What We Learned (The Hard Way)

If there is any "insight" to be gained from the fires in Hawaii 2023, it’s that our old models of fire safety are broken in the face of a changing climate. Hawaii isn't a "fire-prone" place in the traditional sense like California, but it clearly is now.

We’ve learned that undergrounding power lines in high-risk zones isn't just a "nice to have"—it’s a necessity. We’ve learned that siren protocols need to be clearer; a sound should mean "danger," regardless of the type. And perhaps most importantly, we’ve learned that managing invasive vegetation is a frontline defense. If you let the grass grow tall and dry, you’re just waiting for a spark.

Taking Action: How to Prepare Your Own Space

You don't have to live in Hawaii to take notes from this tragedy. Fire experts like those at the National Fire Protection Association (NFPA) emphasize "defensible space" for a reason.

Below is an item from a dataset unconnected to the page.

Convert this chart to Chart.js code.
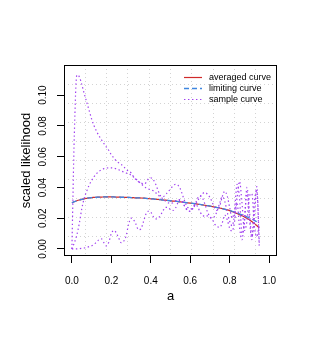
<!DOCTYPE html>
<html>
<head>
<meta charset="utf-8">
<script src="https://cdn.jsdelivr.net/npm/chart.js@4.4.0/dist/chart.umd.min.js"></script>
<style>
  body { margin: 0; background: #fff; }
  #wrap { width: 311px; height: 338px; }
</style>
</head>
<body>
<div id="wrap"><canvas id="chart" width="311" height="338"></canvas></div>
<script>
// valores
const aValues = [
  0, 0.0125, 0.025, 0.0375, 0.05, 0.0625, 0.075, 0.0875, 0.1, 0.1125,
  0.125, 0.1375, 0.15, 0.1625, 0.175, 0.1875, 0.2, 0.2125, 0.225, 0.2375,
  0.25, 0.2625, 0.275, 0.2875, 0.3, 0.3125, 0.325, 0.3375, 0.35, 0.3625,
  0.375, 0.3875, 0.4, 0.4125, 0.425, 0.4375, 0.45, 0.4625, 0.475, 0.4875,
  0.5, 0.5125, 0.525, 0.5375, 0.55, 0.5625, 0.575, 0.5875, 0.6, 0.6125,
  0.625, 0.6375, 0.65, 0.6625, 0.675, 0.6875, 0.7, 0.7125, 0.725, 0.7375,
  0.75, 0.7625, 0.775, 0.7875, 0.8, 0.8125, 0.825, 0.8375, 0.85, 0.8625,
  0.875, 0.8875, 0.9, 0.9125, 0.925, 0.9375, 0.95
];

const averagedCurve = [
  0.0300, 0.0307, 0.0313, 0.0318, 0.0322, 0.0326, 0.0329, 0.0332, 0.0334, 0.0335,
  0.0336, 0.0337, 0.0337, 0.0338, 0.0338, 0.0338, 0.0338, 0.0338, 0.0337, 0.0337,
  0.0336, 0.0336, 0.0335, 0.0335, 0.0334, 0.0333, 0.0332, 0.0332, 0.0331, 0.0330,
  0.0329, 0.0327, 0.0326, 0.0325, 0.0323, 0.0322, 0.0320, 0.0318, 0.0317, 0.0315,
  0.0313, 0.0311, 0.0310, 0.0308, 0.0306, 0.0304, 0.0302, 0.0300, 0.0298, 0.0296,
  0.0294, 0.0291, 0.0289, 0.0286, 0.0284, 0.0281, 0.0278, 0.0275, 0.0272, 0.0269,
  0.0266, 0.0262, 0.0258, 0.0254, 0.0249, 0.0243, 0.0237, 0.0230, 0.0223, 0.0216,
  0.0208, 0.0199, 0.0190, 0.0178, 0.0166, 0.0152, 0.0137
];

const limitingCurve = [
  0.0300, 0.0307, 0.0313, 0.0318, 0.0322, 0.0326, 0.0329, 0.0332, 0.0334, 0.0335,
  0.0336, 0.0337, 0.0337, 0.0338, 0.0338, 0.0338, 0.0338, 0.0338, 0.0337, 0.0337,
  0.0336, 0.0336, 0.0335, 0.0335, 0.0334, 0.0333, 0.0332, 0.0332, 0.0331, 0.0330,
  0.0329, 0.0327, 0.0326, 0.0325, 0.0323, 0.0322, 0.0320, 0.0318, 0.0317, 0.0315,
  0.0313, 0.0311, 0.0310, 0.0308, 0.0306, 0.0304, 0.0302, 0.0300, 0.0298, 0.0296,
  0.0294, 0.0291, 0.0289, 0.0286, 0.0284, 0.0281, 0.0278, 0.0275, 0.0272, 0.0269,
  0.0266, 0.0262, 0.0258, 0.0254, 0.0250, 0.0245, 0.0240, 0.0234, 0.0228, 0.0222,
  0.0216, 0.0209, 0.0202, 0.0194, 0.0186, 0.0176, 0.0165
];

const sampleCurve1 = [
  0.0000, 0.0750, 0.1130, 0.1120, 0.1070, 0.1010, 0.0955, 0.0900, 0.0845, 0.0800,
  0.0765, 0.0735, 0.0710, 0.0685, 0.0662, 0.0640, 0.0612, 0.0592, 0.0572, 0.0560,
  0.0550, 0.0535, 0.0518, 0.0505, 0.0495, 0.0470, 0.0450, 0.0437, 0.0430, 0.0422,
  0.0430, 0.0455, 0.0462, 0.0450, 0.0420, 0.0378, 0.0345, 0.0340, 0.0352, 0.0372,
  0.0390, 0.0410, 0.0420, 0.0415, 0.0390, 0.0345, 0.0300, 0.0270, 0.0260, 0.0265,
  0.0285, 0.0312, 0.0340, 0.0360, 0.0368, 0.0355, 0.0335, 0.0300, 0.0262, 0.0250,
  0.0280, 0.0340, 0.0375, 0.0345, 0.0270, 0.0200, 0.0260, 0.0420, 0.0330, 0.0100,
  0.0170, 0.0400, 0.0250, 0.0080, 0.0200, 0.0405, 0.0040
];

const sampleCurve2 = [
  0.0000, 0.0040, 0.0090, 0.0165, 0.0260, 0.0330, 0.0375, 0.0415, 0.0445, 0.0470,
  0.0490, 0.0505, 0.0515, 0.0522, 0.0526, 0.0527, 0.0527, 0.0525, 0.0521, 0.0515,
  0.0507, 0.0500, 0.0494, 0.0488, 0.0480, 0.0468, 0.0455, 0.0440, 0.0425, 0.0410,
  0.0398, 0.0390, 0.0385, 0.0378, 0.0365, 0.0350, 0.0338, 0.0325, 0.0310, 0.0300,
  0.0295, 0.0300, 0.0312, 0.0320, 0.0318, 0.0300, 0.0270, 0.0250, 0.0245, 0.0260,
  0.0290, 0.0330, 0.0345, 0.0330, 0.0290, 0.0240, 0.0210, 0.0200, 0.0215, 0.0250,
  0.0300, 0.0340, 0.0310, 0.0240, 0.0180, 0.0150, 0.0220, 0.0330, 0.0440, 0.0300,
  0.0120, 0.0180, 0.0340, 0.0360, 0.0150, 0.0080, 0.0160
];

const sampleCurve3 = [
  0.0000, 0.0000, 0.0000, 0.0002, 0.0004, 0.0006, 0.0010, 0.0015, 0.0020, 0.0030,
  0.0045, 0.0060, 0.0065, 0.0040, 0.0020, 0.0045, 0.0100, 0.0120, 0.0105, 0.0070,
  0.0040, 0.0050, 0.0085, 0.0160, 0.0200, 0.0190, 0.0160, 0.0125, 0.0130, 0.0175,
  0.0225, 0.0245, 0.0240, 0.0210, 0.0195, 0.0200, 0.0220, 0.0250, 0.0270, 0.0270,
  0.0255, 0.0250, 0.0265, 0.0300, 0.0320, 0.0300, 0.0270, 0.0250, 0.0245, 0.0265,
  0.0290, 0.0275, 0.0240, 0.0220, 0.0210, 0.0215, 0.0205, 0.0190, 0.0160, 0.0145,
  0.0140, 0.0170, 0.0220, 0.0190, 0.0135, 0.0115, 0.0180, 0.0300, 0.0140, 0.0060,
  0.0200, 0.0370, 0.0200, 0.0060, 0.0300, 0.0380, 0.0020
];

const xTickValues = [0, 0.2, 0.4, 0.6, 0.8, 1.0];
const xTickLabels = ['0.0', '0.2', '0.4', '0.6', '0.8', '1.0'];
const yTickValues = [0, 0.02, 0.04, 0.06, 0.08, 0.10];
const yTickLabels = ['0.00', '0.02', '0.04', '0.06', '0.08', '0.10'];
const legendLabels = ['averaged curve', 'limiting curve', 'sample curve'];

const X_MIN = -0.04, X_MAX = 1.04;
const Y_MIN = -0.0046, Y_MAX = 0.1196;
const FONT = '"Liberation Sans", Arial, Helvetica, sans-serif';

Chart.defaults.font.family = FONT;
Chart.defaults.color = '#000';

function pts(ys) {
    return aValues.map((a, i) => ({ x: a, y: ys[i] }));
}

const RED = '#d02a2a';
const BLUE = '#3f86e0';
const PURPLE = '#a040f0';

const dotted = {
    borderColor: PURPLE,
    borderWidth: 1.2,
    borderDash: [1.4, 2.6],
    pointRadius: 0,
    cubicInterpolationMode: 'monotone',
    order: 1
};

// caixa em volta da area do grafico, rotulos do eixo y e legenda
const rBox = {
    id: 'rBox',
    afterDraw(chart) {
        const ctx = chart.ctx;
        const area = chart.chartArea;
        ctx.save();
        ctx.strokeStyle = '#000';
        ctx.lineWidth = 1;
        ctx.setLineDash([]);
        ctx.strokeRect(area.left + 0.5, area.top + 0.5, area.right - area.left - 1, area.bottom - area.top - 1);

        // rotulos do eixo y, girados como no R
        const yScale = chart.scales.y;
        ctx.font = '10px ' + FONT;
        ctx.fillStyle = '#000';
        ctx.textAlign = 'center';
        ctx.textBaseline = 'middle';
        yTickValues.forEach(function(v, i) {
            const py = yScale.getPixelForValue(v);
            ctx.save();
            ctx.translate(43.5, py);
            ctx.rotate(-Math.PI / 2);
            ctx.fillText(yTickLabels[i], 0, 0);
            ctx.restore();
        });

        // legenda
        ctx.font = '9px ' + FONT;
        ctx.textAlign = 'left';
        legendLabels.forEach(function(label, i) {
            const ds = chart.data.datasets[i];
            const y = 77 + i * 11;
            ctx.beginPath();
            ctx.strokeStyle = ds.borderColor;
            ctx.lineWidth = ds.borderWidth;
            ctx.setLineDash(ds.borderDash || []);
            ctx.moveTo(184, y + 0.5);
            ctx.lineTo(202, y + 0.5);
            ctx.stroke();
            ctx.setLineDash([]);
            ctx.fillStyle = '#000';
            ctx.fillText(label, 209, y + 0.5);
        });
        ctx.restore();
    }
};

function gridTicks(min, max) {
    const t = [];
    for (let k = 1; k < 10; k++) t.push({ value: min + k * (max - min) / 10 });
    return t;
}

const ctx = document.getElementById('chart');
new Chart(ctx.getContext('2d'), {
    type: 'line',
    data: {
        datasets: [
            {
                label: 'averaged curve',
                data: pts(averagedCurve),
                borderColor: RED,
                borderWidth: 1.2,
                pointRadius: 0,
                cubicInterpolationMode: 'monotone',
                order: 3
            },
            {
                label: 'limiting curve',
                data: pts(limitingCurve),
                borderColor: BLUE,
                borderWidth: 1.3,
                borderDash: [5, 3],
                pointRadius: 0,
                cubicInterpolationMode: 'monotone',
                order: 2
            },
            Object.assign({ label: 'sample curve', data: pts(sampleCurve1) }, dotted),
            Object.assign({ label: 'sample curve', data: pts(sampleCurve2) }, dotted),
            Object.assign({ label: 'sample curve', data: pts(sampleCurve3) }, dotted)
        ]
    },
    options: {
        responsive: false,
        animation: false,
        layout: { padding: { left: 0, top: 65, right: 34, bottom: 0 } },
        plugins: {
            legend: { display: false },
            tooltip: { enabled: false }
        },
        scales: {
            x: {
                type: 'linear',
                position: 'bottom',
                min: X_MIN,
                max: X_MAX,
                afterBuildTicks: function(scale) {
                    scale.ticks = xTickValues.map(v => ({ value: v }));
                },
                afterFit: function(scale) { scale.height = 82; },
                ticks: {
                    font: { size: 10 },
                    padding: 12,
                    maxRotation: 0,
                    callback: function(value, index) { return xTickLabels[index]; }
                },
                grid: { drawOnChartArea: false, drawTicks: true, tickLength: 7, tickColor: '#000', tickWidth: 1 },
                border: { display: false },
                title: { display: true, text: 'a', font: { size: 13 }, padding: { top: 0, bottom: 33.5 } }
            },
            y: {
                type: 'linear',
                position: 'left',
                min: Y_MIN,
                max: Y_MAX,
                afterBuildTicks: function(scale) {
                    scale.ticks = yTickValues.map(v => ({ value: v }));
                },
                afterFit: function(scale) { scale.width = 64; },
                ticks: { display: false },
                grid: { drawOnChartArea: false, drawTicks: true, tickLength: 7, tickColor: '#000', tickWidth: 1 },
                border: { display: false },
                title: { display: true, text: 'scaled likelihood', font: { size: 13 }, padding: { top: 19, bottom: 0 } }
            },
            xg: {
                type: 'linear',
                position: 'top',
                min: X_MIN,
                max: X_MAX,
                afterBuildTicks: function(scale) { scale.ticks = gridTicks(X_MIN, X_MAX); },
                afterFit: function(scale) { scale.height = 0; },
                ticks: { display: false },
                grid: { color: '#d3d3d3', lineWidth: 1, drawTicks: false },
                border: { display: false, dash: [1, 3] }
            },
            yg: {
                type: 'linear',
                position: 'right',
                min: Y_MIN,
                max: Y_MAX,
                afterBuildTicks: function(scale) { scale.ticks = gridTicks(Y_MIN, Y_MAX); },
                afterFit: function(scale) { scale.width = 0; },
                ticks: { display: false },
                grid: { color: '#d3d3d3', lineWidth: 1, drawTicks: false },
                border: { display: false, dash: [1, 3] }
            }
        }
    },
    plugins: [rBox]
});
</script>
</body>
</html>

  • Hardscape your immediate perimeter: Keep the first five feet around your home free of anything flammable. No mulch, no dry bushes, no wood piles.
  • Update your Go-Bag: Don't just have one; have one for your car too. In Lahaina, the people who survived often had seconds to move.
  • Analog Communication: If the towers go down, do you have a battery-operated NOAA weather radio? It sounds old-school because it is, and it works when 5G doesn't.
  • Check your Insurance: Seriously. Standard policies often don't cover the full cost of "code upgrades" during rebuilding. Make sure you have replacement cost coverage that accounts for modern building prices.

The fires in Hawaii 2023 were a wake-up call that echoed far beyond the Pacific. It’s a reminder that nature is moving faster than our current infrastructure can handle. Rebuilding Lahaina will take a generation, but the lessons on how to prevent the next one need to be applied today. Keep your eyes on the local land-use policies in your own town—because the grass is always drying somewhere.